Playwright Joel Sinensky sets up the scenario cleverly. Rather than showing the tragedy onstage, his script has Tori and Chad, assistants to reality-television producers, meet over drinks and discuss in hushed tones a dramatic event that took place on the set that morning. The details unravel over several scenes, and the writing tantalizes us with strange clues, until the whole gruesome story finally comes out about midway through the play.
But while the expository scenes building up the plot keep the audience curious, the latter half of the play meanders, with Sinensky’s writing turning formulaic in Act 2. Most scenes pair up a set of characters for a tense conversation usually leading into an unremarkable fight, and several characters’ personal breakdowns in response to the TV show tragedy are predictable.
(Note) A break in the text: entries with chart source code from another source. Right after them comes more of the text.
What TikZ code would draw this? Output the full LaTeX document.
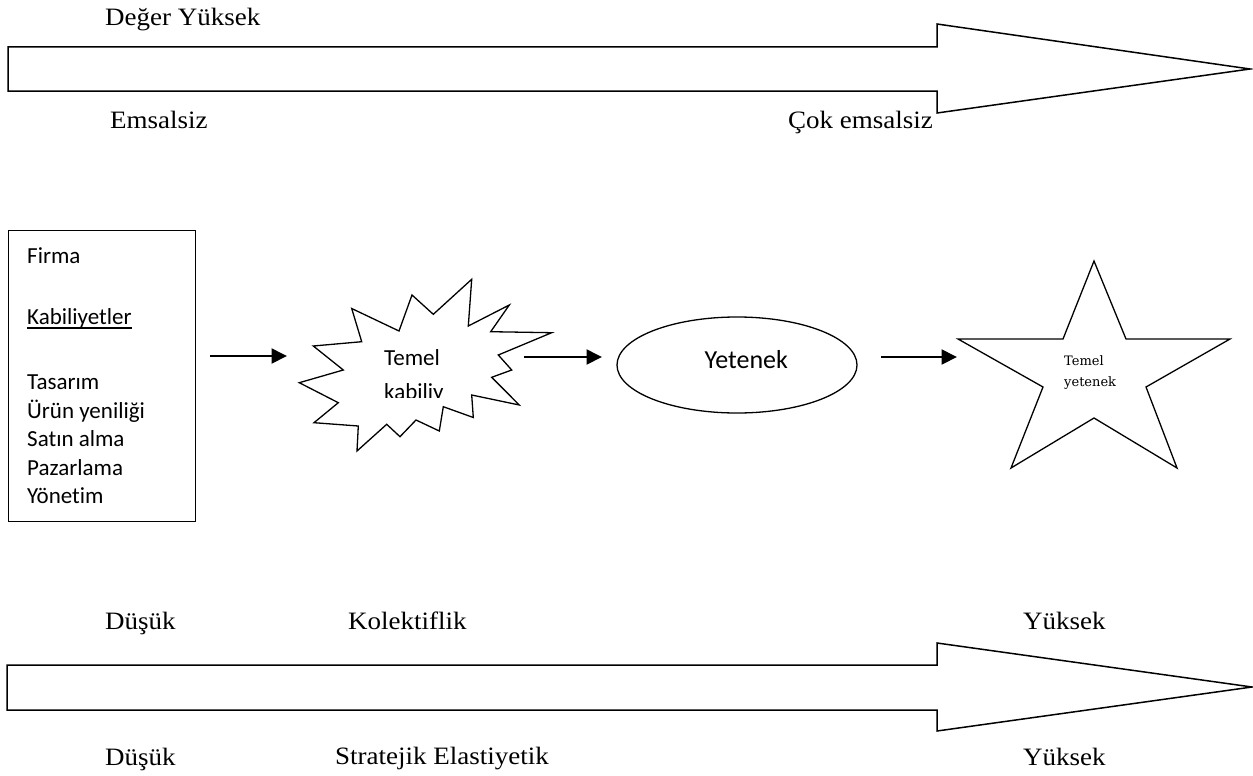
\documentclass[tikz,border=0pt]{standalone}
\usepackage{fontspec}
\setmainfont{Liberation Serif}[FakeStretch=1.08]
\newfontfamily\calib{Carlito}[Ligatures=NoCommon]
\newfontfamily\starfont{DejaVu Serif}
\usetikzlibrary{arrows.meta,shapes.geometric}

\begin{document}
\begin{tikzpicture}[x=1pt,y=-1pt,
  outline/.style={draw=black,line width=1.5pt,line join=miter},
  serlab/.style={anchor=base west,inner sep=0pt,font=\fontsize{25}{29}\selectfont},
  callab/.style={anchor=base west,inner sep=0pt,font=\calib\fontsize{23}{28}\selectfont},
  conn/.style={line width=2pt,-{Triangle[length=15.5pt,width=15pt]}}]
\useasboundingbox (0,0) rectangle (1253,776);

% upper scale: value / uniqueness
\draw[outline] (8,47) -- (937,47) -- (937,24) -- (1250,69) -- (937,113)
  -- (937,91) -- (8,91) -- cycle;
\node[serlab] (deger) at (105,26) {Değer Yüksek};
\node[serlab] (ems) at (110,128) {Emsalsiz};
\node[serlab] (cokems) at (788,128) {Çok emsalsiz};

% firm capabilities box
\node[draw,line width=1.3pt,anchor=north west,minimum width=187pt,
  minimum height=291pt,inner sep=0pt] (firm) at (8,230) {};
\node[callab] (firma) at (27,263.3) {Firma};
\node[callab] (kab) at (27,324) {Kabiliyetler};
\draw[line width=1.1pt] ([yshift=-4pt]kab.base west) -- ([yshift=-4pt]kab.base east);
\node[callab] (tas) at (27,389.5) {Tasarım};
\node[callab] (urun) at (27,418) {Ürün yeniliği};
\node[callab] (satin) at (27,446.5) {Satın alma};
\node[callab] (paz) at (27,475) {Pazarlama};
\node[callab] (yon) at (27,503.5) {Yönetim};

% core capability burst
\draw[outline,line width=1.3pt] (471.7,279.3) -- (468.3,326) -- (509.3,305) -- (490.7,331.7)
  -- (551.7,332.7) -- (498.3,355) -- (511.7,370) -- (491.7,377.3)
  -- (519.3,405) -- (471.7,395) -- (473.3,417.5) -- (443.3,406.7)
  -- (439.3,431) -- (416,420) -- (400,436.7) -- (386.7,424.3)
  -- (357,451) -- (358.3,426) -- (314,422.7) -- (338.3,402.7)
  -- (299.3,382.7) -- (343.3,370) -- (313.3,346) -- (361.7,341.7)
  -- (351.7,308.5) -- (399,331) -- (412,295) -- (433.3,314.3) -- cycle;
\node[callab] (burst1) at (384,365) {Temel};
\begin{scope}
  \clip (370,370) rectangle (460,397.5);
  \node[callab] (burst2) at (384,399) {kabiliy};
\end{scope}

% ability ellipse
\node[draw,ellipse,line width=1.3pt,minimum width=240pt,minimum height=96pt,
  inner sep=0pt] (yet) at (737,365) {};
\node[anchor=base west,inner sep=0pt,font=\calib\fontsize{26}{30}\selectfont]
  (yettxt) at (704.3,368.4) {Yetenek};

% core competence star
\draw[outline,line width=1.3pt] (1094,261) -- (1126,339) -- (1230,339) -- (1146,387)
  -- (1177,468) -- (1094,418) -- (1011,468) -- (1043,387) -- (958,339)
  -- (1063,339) -- cycle;
\node[anchor=base west,inner sep=0pt,font=\starfont\fontsize{13}{16}\selectfont]
  (star1) at (1064,365) {Temel};
\node[anchor=base west,inner sep=0pt,font=\starfont\fontsize{13}{16}\selectfont]
  (star2) at (1064,386) {yetenek};

% connector ports
\coordinate (firm-out) at (210,356);
\coordinate (burst-in) at (287,356);
\coordinate (burst-out) at (524,357);
\coordinate (yet-in) at (602,357);
\coordinate (yet-out) at (881,357);
\coordinate (star-in) at (957,357);
\draw[conn] (firm-out) -- (burst-in);
\draw[conn] (burst-out) -- (yet-in);
\draw[conn] (yet-out) -- (star-in);

% lower scale: collectivity / strategic elasticity
\draw[outline] (7,665) -- (937,665) -- (937,643) -- (1252,687) -- (937,731)
  -- (937,710) -- (7,710) -- cycle;
\node[serlab] (dus1) at (105,629) {Düşük};
\node[serlab] (kol) at (348,629) {Kolektiflik};
\node[serlab] (yuk1) at (1023,629) {Yüksek};
\node[serlab] (dus2) at (105,765) {Düşük};
\node[serlab] (strat) at (335,764) {Stratejik Elastiyetik};
\node[serlab] (yuk2) at (1023,765) {Yüksek};
\end{tikzpicture}
\end{document}
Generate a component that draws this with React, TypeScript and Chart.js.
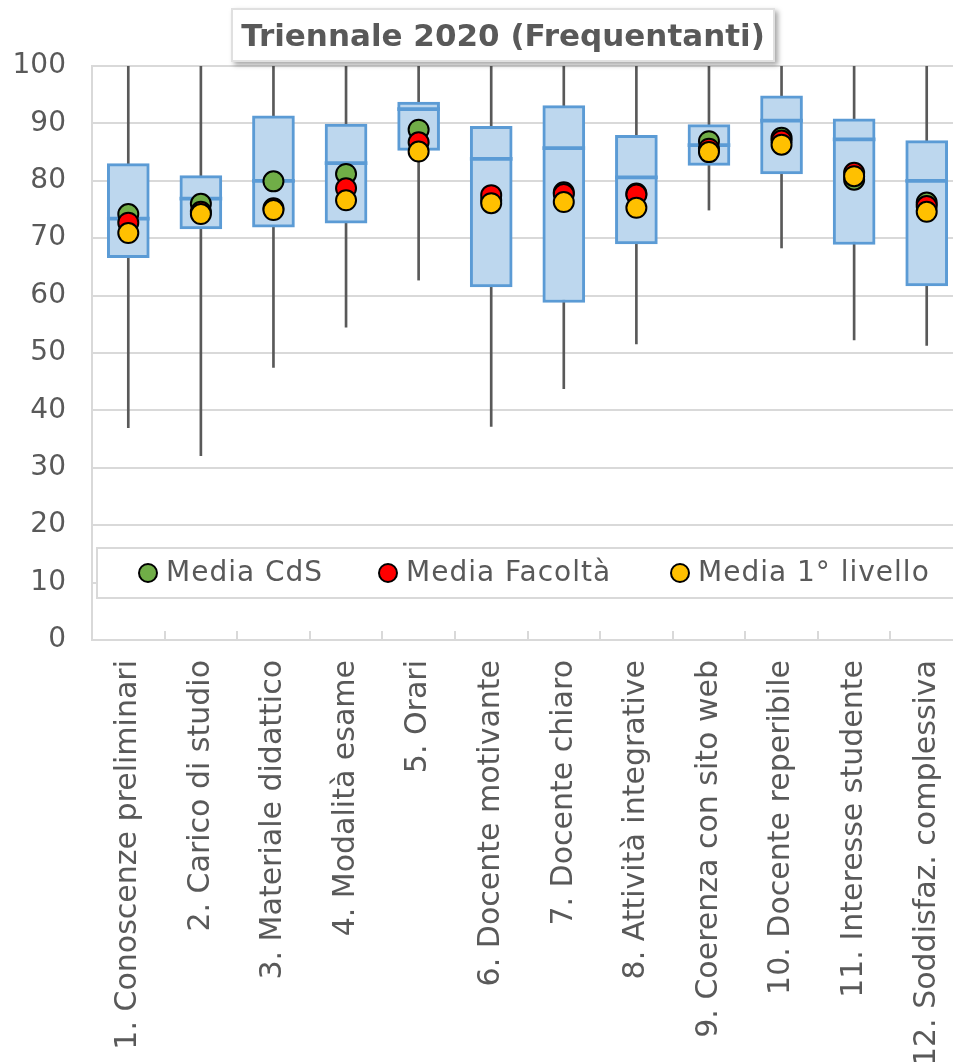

It also seems as though Sinensky couldn’t decide how to finish his story, as he leaves several loose ends. In the final scene the lights actually fade to black midway through a sentence.
Annabeth Bondor-Stone’s direction is hit-and-miss. Some scenes are staged amusingly: The episode in which two underage girls drunkenly clamber out of an apartment after an indulgent night is particularly funny. But much of the show’s pacing is too slow, and many scenes are blocked awkwardly. As a result, the actors spend much of the night wandering the stage having sluggish conversations.
Sinensky hasn’t provided much background information on his characters, but some of the actors have nevertheless developed strong personas. Jessica Botello handles production assistant Tori’s bitchy one-liners with coldness and comedic timing. “Could you leave?” she asks bluntly. “Was that rude?” she smiles. Bree Pavey, as Tori’s television producer boss Cynthia, is similarly chilly but gives nice hints of Cynthia’s human side. John Sperry Sisk is appropriately shallow as talent agent Aaron, with his embarrassing breakdown in front of his assistant Megan feeling awkward and authentic. However, Eva Bloomfield, as Megan, plays the scene too stiffly. In the role of Chad, another TV industry assistant, T. Michael Woolston struggles to find his character. As Ted, the host of the love-themed reality show, Micah Cohen is missing some sparkle. Yes, the character is grieving, but Cohen lacks the suaveness of a TV personality.
“The Assistants” earns a few laughs and gasps with its dark look at this petty workplace, but the production needs polishing before it can hope to capture audiences.